◆ **Records for the exercise**:
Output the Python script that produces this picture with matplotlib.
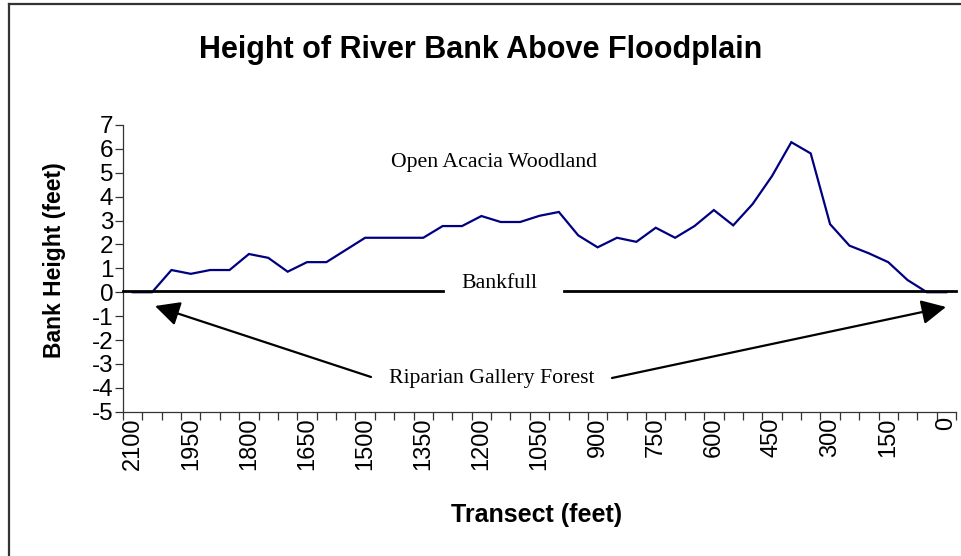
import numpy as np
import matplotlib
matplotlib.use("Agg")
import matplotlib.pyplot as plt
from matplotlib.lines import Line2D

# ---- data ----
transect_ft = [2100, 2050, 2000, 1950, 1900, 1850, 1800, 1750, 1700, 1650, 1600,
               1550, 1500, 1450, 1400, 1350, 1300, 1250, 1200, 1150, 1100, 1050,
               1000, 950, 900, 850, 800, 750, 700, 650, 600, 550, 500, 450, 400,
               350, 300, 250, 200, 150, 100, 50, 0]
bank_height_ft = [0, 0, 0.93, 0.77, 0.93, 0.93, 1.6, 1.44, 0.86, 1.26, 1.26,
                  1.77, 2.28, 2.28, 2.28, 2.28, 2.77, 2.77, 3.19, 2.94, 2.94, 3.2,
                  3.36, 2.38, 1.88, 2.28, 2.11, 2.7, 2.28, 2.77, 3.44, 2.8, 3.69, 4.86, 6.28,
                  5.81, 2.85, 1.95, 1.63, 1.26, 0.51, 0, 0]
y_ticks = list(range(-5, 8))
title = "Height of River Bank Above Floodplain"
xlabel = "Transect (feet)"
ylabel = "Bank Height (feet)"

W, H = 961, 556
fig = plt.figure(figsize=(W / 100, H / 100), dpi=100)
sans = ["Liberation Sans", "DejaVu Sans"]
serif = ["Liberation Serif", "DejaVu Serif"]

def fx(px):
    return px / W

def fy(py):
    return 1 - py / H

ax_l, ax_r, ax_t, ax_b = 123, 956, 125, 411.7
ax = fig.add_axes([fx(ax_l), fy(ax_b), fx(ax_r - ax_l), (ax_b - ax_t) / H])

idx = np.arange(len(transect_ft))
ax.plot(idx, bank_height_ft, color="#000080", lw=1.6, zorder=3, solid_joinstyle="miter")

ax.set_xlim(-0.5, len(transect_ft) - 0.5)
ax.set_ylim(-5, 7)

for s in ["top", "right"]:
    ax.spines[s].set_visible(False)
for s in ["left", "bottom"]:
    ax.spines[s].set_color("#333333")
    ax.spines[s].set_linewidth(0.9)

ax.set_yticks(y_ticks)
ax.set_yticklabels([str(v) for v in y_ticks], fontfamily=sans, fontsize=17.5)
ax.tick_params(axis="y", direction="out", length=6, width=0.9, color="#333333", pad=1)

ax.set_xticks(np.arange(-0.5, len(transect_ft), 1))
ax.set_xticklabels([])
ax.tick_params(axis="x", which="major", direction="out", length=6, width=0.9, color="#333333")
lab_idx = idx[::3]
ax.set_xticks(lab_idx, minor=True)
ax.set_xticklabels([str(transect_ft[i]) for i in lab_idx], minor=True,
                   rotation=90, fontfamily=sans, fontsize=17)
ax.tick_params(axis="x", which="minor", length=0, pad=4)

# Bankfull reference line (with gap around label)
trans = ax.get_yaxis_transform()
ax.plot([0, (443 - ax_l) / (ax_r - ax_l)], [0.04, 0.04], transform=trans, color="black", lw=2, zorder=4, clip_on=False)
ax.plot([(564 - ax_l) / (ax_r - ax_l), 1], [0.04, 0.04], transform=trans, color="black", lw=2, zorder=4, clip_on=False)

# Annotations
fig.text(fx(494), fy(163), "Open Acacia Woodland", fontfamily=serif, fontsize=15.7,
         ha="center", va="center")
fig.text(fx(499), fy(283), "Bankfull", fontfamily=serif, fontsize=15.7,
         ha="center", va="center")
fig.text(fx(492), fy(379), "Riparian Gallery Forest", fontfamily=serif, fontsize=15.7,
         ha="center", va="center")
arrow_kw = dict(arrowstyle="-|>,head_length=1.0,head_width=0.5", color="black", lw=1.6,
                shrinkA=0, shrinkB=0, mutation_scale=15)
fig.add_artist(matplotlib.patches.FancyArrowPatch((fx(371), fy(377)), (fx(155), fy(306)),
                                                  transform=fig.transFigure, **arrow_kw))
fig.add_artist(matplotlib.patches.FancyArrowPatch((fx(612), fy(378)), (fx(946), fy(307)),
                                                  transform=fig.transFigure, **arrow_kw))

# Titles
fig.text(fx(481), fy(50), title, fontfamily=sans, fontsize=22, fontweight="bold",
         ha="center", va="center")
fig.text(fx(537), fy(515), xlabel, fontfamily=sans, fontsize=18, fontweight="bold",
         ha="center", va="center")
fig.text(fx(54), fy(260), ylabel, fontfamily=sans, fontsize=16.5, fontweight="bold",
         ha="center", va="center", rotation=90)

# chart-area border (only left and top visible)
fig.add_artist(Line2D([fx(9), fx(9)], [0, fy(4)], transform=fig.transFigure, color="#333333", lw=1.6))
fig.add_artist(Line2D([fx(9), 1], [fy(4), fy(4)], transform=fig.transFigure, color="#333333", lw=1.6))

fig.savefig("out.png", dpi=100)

...

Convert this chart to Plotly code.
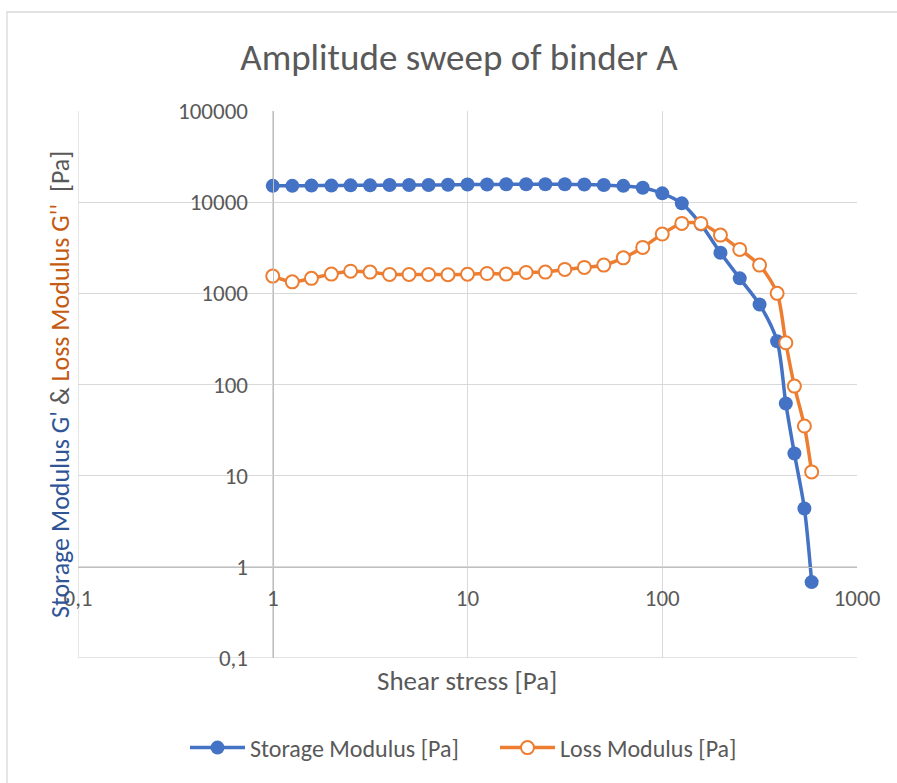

==

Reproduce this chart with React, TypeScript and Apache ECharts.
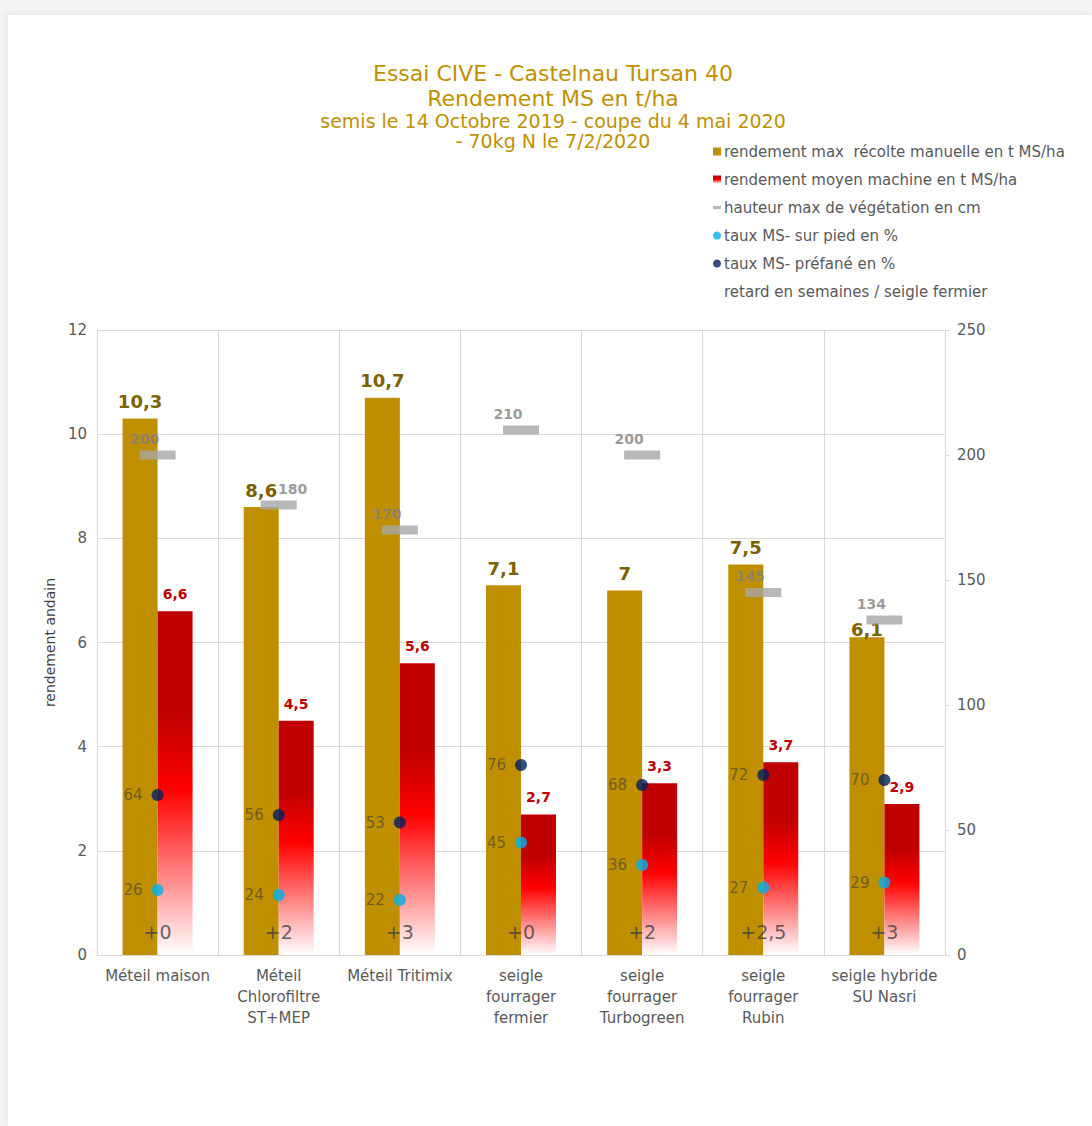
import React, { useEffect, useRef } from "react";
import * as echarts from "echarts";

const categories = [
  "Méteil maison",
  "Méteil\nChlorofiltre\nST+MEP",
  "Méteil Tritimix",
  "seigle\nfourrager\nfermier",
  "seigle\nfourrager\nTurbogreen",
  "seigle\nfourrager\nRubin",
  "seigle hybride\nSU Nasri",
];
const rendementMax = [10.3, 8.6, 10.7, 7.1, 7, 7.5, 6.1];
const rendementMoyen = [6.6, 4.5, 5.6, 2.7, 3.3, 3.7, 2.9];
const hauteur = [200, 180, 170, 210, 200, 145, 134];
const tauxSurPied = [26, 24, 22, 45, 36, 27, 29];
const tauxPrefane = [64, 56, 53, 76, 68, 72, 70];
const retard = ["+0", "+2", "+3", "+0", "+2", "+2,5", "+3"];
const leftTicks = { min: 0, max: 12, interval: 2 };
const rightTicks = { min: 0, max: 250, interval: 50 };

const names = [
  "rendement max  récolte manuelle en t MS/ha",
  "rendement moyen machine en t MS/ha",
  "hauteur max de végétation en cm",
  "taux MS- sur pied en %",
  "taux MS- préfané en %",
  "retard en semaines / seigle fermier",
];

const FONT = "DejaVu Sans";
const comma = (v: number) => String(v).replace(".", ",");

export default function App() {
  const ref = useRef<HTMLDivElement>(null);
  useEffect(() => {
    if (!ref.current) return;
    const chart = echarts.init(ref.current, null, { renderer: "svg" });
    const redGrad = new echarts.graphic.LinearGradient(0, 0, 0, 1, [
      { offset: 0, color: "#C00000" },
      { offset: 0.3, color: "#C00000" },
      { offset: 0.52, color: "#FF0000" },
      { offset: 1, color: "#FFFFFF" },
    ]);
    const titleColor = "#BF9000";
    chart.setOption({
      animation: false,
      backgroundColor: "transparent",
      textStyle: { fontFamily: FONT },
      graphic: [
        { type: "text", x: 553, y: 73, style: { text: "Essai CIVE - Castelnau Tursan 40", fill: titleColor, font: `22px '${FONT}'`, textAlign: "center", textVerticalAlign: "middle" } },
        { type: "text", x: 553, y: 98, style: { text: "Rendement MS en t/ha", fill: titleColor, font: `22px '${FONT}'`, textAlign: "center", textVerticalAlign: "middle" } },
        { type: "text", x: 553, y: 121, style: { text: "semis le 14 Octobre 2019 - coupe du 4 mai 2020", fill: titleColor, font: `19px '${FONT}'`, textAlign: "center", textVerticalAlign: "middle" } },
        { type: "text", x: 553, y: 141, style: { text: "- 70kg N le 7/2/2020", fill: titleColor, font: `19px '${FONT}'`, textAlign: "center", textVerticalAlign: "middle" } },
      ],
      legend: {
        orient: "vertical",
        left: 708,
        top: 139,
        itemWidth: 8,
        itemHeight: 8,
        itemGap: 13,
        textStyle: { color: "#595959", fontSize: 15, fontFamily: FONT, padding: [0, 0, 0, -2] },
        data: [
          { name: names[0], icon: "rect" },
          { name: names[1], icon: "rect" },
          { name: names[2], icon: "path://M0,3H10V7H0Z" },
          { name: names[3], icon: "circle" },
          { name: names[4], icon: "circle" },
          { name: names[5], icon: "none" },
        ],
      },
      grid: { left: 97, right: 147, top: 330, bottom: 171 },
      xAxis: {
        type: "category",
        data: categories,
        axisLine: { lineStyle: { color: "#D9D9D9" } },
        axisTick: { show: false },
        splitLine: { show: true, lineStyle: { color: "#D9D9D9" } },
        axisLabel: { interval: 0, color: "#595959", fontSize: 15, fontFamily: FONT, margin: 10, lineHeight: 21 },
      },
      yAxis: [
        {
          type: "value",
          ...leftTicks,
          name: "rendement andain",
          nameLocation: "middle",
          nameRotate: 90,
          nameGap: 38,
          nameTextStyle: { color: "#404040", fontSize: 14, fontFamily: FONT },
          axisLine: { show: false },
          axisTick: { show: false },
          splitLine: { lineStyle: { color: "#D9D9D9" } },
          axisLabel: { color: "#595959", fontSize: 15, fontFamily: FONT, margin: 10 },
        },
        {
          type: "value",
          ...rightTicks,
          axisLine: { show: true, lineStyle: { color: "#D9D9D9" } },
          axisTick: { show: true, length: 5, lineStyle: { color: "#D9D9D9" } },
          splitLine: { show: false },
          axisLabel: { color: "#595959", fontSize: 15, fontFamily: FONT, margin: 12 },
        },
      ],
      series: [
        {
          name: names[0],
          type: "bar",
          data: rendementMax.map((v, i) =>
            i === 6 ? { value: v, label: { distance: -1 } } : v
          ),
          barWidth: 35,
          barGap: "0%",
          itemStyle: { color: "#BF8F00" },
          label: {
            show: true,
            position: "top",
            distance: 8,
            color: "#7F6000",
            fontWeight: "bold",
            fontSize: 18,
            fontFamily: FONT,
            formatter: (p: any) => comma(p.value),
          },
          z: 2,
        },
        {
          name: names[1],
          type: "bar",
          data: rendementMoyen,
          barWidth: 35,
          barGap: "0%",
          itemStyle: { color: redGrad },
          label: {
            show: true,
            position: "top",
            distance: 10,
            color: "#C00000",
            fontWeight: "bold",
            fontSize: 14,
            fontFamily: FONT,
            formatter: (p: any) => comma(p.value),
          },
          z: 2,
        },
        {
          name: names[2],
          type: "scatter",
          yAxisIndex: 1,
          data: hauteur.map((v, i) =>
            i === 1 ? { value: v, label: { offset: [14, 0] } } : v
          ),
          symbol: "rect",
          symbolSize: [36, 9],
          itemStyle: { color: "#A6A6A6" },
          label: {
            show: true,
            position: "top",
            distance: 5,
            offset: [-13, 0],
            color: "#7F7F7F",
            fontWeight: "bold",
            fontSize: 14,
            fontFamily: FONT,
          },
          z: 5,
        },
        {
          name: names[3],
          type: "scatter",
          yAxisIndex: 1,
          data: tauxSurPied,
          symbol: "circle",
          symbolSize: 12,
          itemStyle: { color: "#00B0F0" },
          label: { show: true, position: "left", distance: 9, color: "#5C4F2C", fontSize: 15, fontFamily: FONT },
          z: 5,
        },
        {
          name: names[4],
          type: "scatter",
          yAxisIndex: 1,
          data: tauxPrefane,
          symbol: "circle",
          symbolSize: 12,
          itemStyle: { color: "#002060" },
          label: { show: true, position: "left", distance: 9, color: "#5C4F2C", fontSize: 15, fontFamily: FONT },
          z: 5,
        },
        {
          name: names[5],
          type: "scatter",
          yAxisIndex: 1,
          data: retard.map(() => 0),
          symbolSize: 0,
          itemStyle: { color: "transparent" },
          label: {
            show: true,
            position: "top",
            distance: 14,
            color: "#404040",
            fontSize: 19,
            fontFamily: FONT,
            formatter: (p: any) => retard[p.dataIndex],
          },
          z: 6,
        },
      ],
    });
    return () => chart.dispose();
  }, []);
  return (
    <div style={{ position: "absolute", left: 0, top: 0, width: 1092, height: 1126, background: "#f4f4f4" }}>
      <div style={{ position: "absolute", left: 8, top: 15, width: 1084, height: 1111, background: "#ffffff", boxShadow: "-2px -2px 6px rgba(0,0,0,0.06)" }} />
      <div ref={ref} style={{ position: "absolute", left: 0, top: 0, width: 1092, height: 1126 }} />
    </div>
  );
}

◆ **What needs to be done**: From the records above, give again only the part that opens with the line containing "Output the Python" and closes with the line containing "ax.set_ylim(-5, 7)". Keep both ends but drop the pictures.

◆ **Correct response**:
Output the Python script that produces this picture with matplotlib.
import numpy as np
import matplotlib
matplotlib.use("Agg")
import matplotlib.pyplot as plt
from matplotlib.lines import Line2D

# ---- data ----
transect_ft = [2100, 2050, 2000, 1950, 1900, 1850, 1800, 1750, 1700, 1650, 1600,
               1550, 1500, 1450, 1400, 1350, 1300, 1250, 1200, 1150, 1100, 1050,
               1000, 950, 900, 850, 800, 750, 700, 650, 600, 550, 500, 450, 400,
               350, 300, 250, 200, 150, 100, 50, 0]
bank_height_ft = [0, 0, 0.93, 0.77, 0.93, 0.93, 1.6, 1.44, 0.86, 1.26, 1.26,
                  1.77, 2.28, 2.28, 2.28, 2.28, 2.77, 2.77, 3.19, 2.94, 2.94, 3.2,
                  3.36, 2.38, 1.88, 2.28, 2.11, 2.7, 2.28, 2.77, 3.44, 2.8, 3.69, 4.86, 6.28,
                  5.81, 2.85, 1.95, 1.63, 1.26, 0.51, 0, 0]
y_ticks = list(range(-5, 8))
title = "Height of River Bank Above Floodplain"
xlabel = "Transect (feet)"
ylabel = "Bank Height (feet)"

W, H = 961, 556
fig = plt.figure(figsize=(W / 100, H / 100), dpi=100)
sans = ["Liberation Sans", "DejaVu Sans"]
serif = ["Liberation Serif", "DejaVu Serif"]

def fx(px):
    return px / W

def fy(py):
    return 1 - py / H

ax_l, ax_r, ax_t, ax_b = 123, 956, 125, 411.7
ax = fig.add_axes([fx(ax_l), fy(ax_b), fx(ax_r - ax_l), (ax_b - ax_t) / H])

idx = np.arange(len(transect_ft))
ax.plot(idx, bank_height_ft, color="#000080", lw=1.6, zorder=3, solid_joinstyle="miter")

ax.set_xlim(-0.5, len(transect_ft) - 0.5)
ax.set_ylim(-5, 7)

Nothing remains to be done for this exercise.